During Desert Shield, I took a wrong turn in Junction City Kansas and ended up at some unit's motor pool on a nearly deserted Ft. Riley. I'm told that I could have done the same thing on Ft. Hood at the time, by a coworker whose husband was the senior NCO of the MPs here at the time.
Only after 9-11 did most Army posts become "closed", with gates and gate guards, base registration and ID required. (or easily obtainable one day pass, longer for those with military IDs).
No. The National Firearms Act was passed in 1934. You could not own so much as a short barrelled shotgun, withou paying a tax and registering it. A tax was several times the worth of the gun. Same with machine guns.
Semi-automatic 20mm cannon, those you could own. :) (An advertisment from the 1950s
The idea of having additional assigned and identified soldiers carrying openly is a good idea, though. More attacks are probably being planned as we speak, probably by more numerous and trained fanatics. The little test by Hasan showed how easily this can be done. Expect the bad guys to pick up the ball and run with it.
How would Ft Hood (or any base) have fared withh 20-30 trained killers armed with AKs and RPGs on the loose and with a plan, instead of one poorly trained one with hardly a plan? Does anybody else realize the speed and ease of penetrating the single fenced, sporadically patrolled perimeters most bases have for security? It shouldn't be hard at all to increase the readily available, trained fire power and do it cheaply.
I don't expect it to happen. After all, that would be "jumping to conclusions" about a lone nut-case, right?
I knew that. I forgot to add the restrictions of machine guns, short barreled rifles, sawed off shotguns and a few other types of firearms.
But the Solothurn was a semi-auto and did not require any type of registration until 1968 and then it had to be registered as a destructive device.
What political agenda do you allude to? Did you read the article?
“Issue weapons to all? Negatron. “
It wasn’t THAT many decades ago that this was exactly what happened in garrison. What happened to the Army?
Back in the old days, when soldiers slept in squad bay wood barracks, their rifles were kept in racks at the ready.
On Fort Jackson where I work, the trainees are issued their individual weapons and eat/sleep/train with them and do not turn them back to the arms room until they graduate.
Discharge barrels and amnesty boxes are everywhere. Not like it once was, but similar. Ammo, however, is under unbelievably tight control.
“Ammo, however, is under unbelievably tight control.”
Back in the real old days (SpanAm War), even ammunition wasn’t under such tight control. Where I work, only a handful of MilPo and contractor security are armed. Maybe they should stop calling them “Forts”....
Oops...my bad...I just skimmed it...sorry.
Thanks for the ping!
I never knew of a firearms policy other than nothing in the barracks.

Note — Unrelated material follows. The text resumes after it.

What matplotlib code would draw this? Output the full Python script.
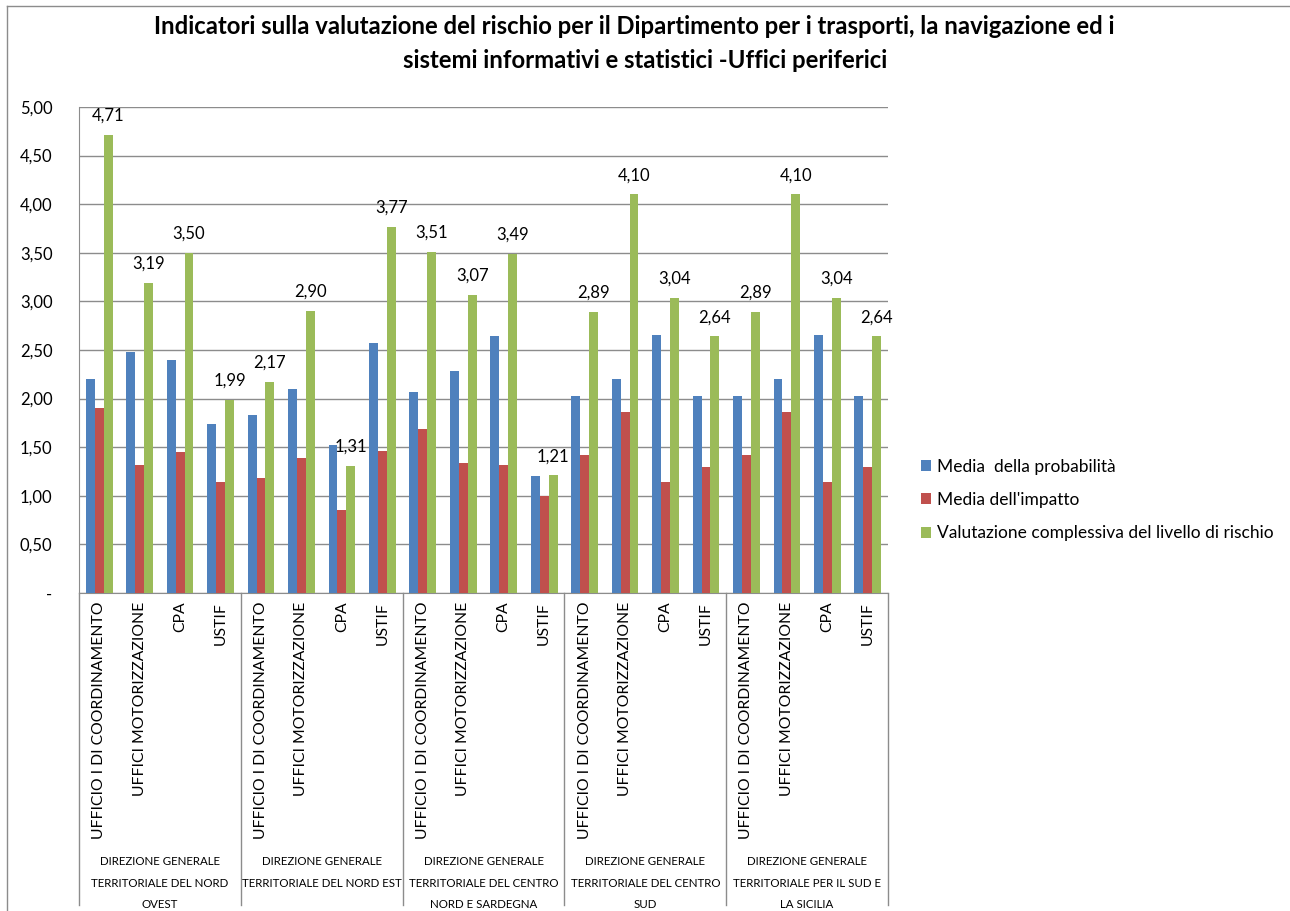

Guns were in the cars. (Guns were in the barracks as well but nobody really cared).
There was a guy from west Tennessee that cleaned game in his dorm room. The squuadron commander could care less as long as it was clean.
What? You can’t hunt them on military posts?
There’s an idea....
; )
Many, many years ago some relatives from Minnesota came to Wyoming for an antelope (pronghorn) hunt with my dad and uncles. The visitors were to use "borrowed" rifles as we more than enough to go around. One of my uncles had one of these rounds, or one very similar, and placed it on the table beside the rifle and told them that is what they were using for the hunt. Lots of laughs all around. The cartridge base was bigger than the receiver of the rifle it was beside.
Did you or anyone you know ever get one of the BB machine guns you could order in Boy's Life? I always wanted one, but had to do with my Red Ryder.
Oh, for the good old days to return!
IIRC, the deck guards on the USS Cole had no ammunition.